** Start **

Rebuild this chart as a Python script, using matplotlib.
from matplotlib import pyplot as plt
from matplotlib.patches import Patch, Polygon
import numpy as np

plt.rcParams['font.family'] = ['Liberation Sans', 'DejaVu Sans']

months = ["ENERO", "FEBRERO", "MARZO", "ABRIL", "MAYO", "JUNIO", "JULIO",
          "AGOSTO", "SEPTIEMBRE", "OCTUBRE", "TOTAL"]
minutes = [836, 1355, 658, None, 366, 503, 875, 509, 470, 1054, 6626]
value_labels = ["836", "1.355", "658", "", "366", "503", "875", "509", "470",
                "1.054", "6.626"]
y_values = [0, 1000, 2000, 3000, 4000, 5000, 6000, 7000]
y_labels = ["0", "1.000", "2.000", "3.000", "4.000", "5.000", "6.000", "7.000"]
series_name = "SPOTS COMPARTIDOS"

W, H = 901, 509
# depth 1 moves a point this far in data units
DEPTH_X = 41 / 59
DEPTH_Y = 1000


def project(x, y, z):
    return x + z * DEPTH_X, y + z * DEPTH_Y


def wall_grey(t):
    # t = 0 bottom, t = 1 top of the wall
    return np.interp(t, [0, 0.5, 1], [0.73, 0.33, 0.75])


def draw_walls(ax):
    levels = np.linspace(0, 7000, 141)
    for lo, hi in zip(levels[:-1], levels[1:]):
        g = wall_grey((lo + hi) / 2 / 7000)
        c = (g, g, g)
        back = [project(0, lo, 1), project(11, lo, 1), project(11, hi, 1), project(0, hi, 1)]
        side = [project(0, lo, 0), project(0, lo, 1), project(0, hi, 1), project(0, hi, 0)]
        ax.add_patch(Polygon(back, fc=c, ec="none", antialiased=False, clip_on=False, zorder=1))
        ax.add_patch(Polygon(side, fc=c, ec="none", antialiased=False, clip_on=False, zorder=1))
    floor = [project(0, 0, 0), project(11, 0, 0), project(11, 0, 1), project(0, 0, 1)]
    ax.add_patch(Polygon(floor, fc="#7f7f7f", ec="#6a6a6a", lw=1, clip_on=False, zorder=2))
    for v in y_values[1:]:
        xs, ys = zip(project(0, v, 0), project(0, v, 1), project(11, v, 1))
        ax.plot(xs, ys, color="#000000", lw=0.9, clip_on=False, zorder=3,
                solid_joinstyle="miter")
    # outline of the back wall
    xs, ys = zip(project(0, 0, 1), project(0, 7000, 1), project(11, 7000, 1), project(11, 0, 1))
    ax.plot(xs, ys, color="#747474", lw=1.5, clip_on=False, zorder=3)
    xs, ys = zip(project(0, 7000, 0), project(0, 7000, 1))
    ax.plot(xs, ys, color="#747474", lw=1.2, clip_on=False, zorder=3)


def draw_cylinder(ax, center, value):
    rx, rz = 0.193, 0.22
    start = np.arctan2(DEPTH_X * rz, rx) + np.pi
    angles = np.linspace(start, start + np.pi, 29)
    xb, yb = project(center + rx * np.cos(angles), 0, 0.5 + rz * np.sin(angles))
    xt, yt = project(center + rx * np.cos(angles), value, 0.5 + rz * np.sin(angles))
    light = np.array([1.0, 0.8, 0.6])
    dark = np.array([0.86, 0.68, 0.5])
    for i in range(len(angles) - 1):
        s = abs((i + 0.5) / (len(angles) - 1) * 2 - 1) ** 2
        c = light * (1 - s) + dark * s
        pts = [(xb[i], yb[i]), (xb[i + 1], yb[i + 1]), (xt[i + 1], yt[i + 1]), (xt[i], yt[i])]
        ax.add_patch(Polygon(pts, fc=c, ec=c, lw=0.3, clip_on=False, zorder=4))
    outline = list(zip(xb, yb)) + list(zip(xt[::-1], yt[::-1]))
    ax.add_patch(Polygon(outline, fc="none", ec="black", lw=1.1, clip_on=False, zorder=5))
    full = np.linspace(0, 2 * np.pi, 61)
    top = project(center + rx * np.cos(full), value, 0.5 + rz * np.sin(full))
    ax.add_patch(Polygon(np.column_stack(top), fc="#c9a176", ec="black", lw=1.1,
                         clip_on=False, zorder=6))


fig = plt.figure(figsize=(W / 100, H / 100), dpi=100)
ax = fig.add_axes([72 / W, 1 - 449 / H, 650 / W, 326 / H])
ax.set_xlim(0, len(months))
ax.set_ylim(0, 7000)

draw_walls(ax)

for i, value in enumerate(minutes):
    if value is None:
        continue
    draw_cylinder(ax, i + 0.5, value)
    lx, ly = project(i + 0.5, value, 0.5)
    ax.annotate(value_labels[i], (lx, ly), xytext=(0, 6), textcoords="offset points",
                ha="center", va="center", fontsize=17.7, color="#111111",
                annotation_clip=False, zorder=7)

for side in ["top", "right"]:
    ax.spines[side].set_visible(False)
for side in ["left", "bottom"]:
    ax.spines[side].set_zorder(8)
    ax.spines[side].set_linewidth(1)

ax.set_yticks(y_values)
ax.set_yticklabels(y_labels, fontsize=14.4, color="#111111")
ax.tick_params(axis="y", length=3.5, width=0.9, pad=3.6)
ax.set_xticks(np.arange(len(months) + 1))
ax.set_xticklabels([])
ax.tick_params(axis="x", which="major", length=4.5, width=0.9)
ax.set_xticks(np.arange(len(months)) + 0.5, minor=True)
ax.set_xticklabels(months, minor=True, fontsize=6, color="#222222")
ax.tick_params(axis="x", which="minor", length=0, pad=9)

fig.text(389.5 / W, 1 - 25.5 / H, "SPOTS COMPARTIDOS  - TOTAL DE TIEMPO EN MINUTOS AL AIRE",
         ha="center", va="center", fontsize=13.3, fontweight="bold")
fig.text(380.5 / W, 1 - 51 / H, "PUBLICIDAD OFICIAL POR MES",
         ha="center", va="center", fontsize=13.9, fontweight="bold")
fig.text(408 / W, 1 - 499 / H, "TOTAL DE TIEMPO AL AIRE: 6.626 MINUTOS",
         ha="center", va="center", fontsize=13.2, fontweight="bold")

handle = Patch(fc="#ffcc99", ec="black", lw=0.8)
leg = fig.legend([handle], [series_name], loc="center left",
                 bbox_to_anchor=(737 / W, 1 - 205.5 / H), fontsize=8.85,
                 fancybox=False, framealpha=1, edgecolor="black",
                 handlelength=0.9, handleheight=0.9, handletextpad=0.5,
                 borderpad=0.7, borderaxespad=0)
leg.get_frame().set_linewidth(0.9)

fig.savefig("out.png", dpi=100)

** End **

Task to carry out => Read the data above and count the lines that include "this". Answer only with the count.

Written reply => 2